Aim. Track down each line that has the word "chart" and copy it.

** Start of Information provided **

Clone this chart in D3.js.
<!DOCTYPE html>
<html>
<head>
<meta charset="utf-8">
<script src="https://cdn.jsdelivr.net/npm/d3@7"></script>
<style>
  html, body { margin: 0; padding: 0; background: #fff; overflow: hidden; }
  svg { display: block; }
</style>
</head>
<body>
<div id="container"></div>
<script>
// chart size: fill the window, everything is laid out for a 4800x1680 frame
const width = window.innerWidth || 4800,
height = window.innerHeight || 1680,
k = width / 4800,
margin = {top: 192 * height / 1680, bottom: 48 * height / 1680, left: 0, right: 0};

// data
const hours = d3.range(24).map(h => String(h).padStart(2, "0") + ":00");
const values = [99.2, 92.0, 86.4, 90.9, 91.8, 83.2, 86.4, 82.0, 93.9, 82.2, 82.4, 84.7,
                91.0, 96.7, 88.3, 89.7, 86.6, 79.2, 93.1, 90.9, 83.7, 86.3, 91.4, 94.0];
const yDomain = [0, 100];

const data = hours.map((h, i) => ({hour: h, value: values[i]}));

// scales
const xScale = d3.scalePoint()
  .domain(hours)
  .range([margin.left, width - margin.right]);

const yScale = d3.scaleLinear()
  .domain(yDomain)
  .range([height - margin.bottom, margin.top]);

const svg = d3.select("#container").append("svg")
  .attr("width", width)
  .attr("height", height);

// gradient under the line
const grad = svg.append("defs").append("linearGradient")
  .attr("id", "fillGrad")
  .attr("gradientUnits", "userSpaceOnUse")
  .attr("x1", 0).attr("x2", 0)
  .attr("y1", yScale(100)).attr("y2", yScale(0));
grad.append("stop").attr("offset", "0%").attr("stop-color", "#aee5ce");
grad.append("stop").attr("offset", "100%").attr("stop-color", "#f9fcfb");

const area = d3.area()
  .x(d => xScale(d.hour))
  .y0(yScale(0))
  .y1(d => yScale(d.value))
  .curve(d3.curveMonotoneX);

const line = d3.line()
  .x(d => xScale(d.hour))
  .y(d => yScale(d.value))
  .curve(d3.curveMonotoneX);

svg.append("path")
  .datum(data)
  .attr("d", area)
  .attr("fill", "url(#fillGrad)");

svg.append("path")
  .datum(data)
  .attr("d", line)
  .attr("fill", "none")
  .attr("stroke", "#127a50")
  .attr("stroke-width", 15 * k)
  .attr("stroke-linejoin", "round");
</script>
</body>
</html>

** End of Information provided **

Reply.
Clone this chart in D3.js.
// chart size: fill the window, everything is laid out for a 4800x1680 frame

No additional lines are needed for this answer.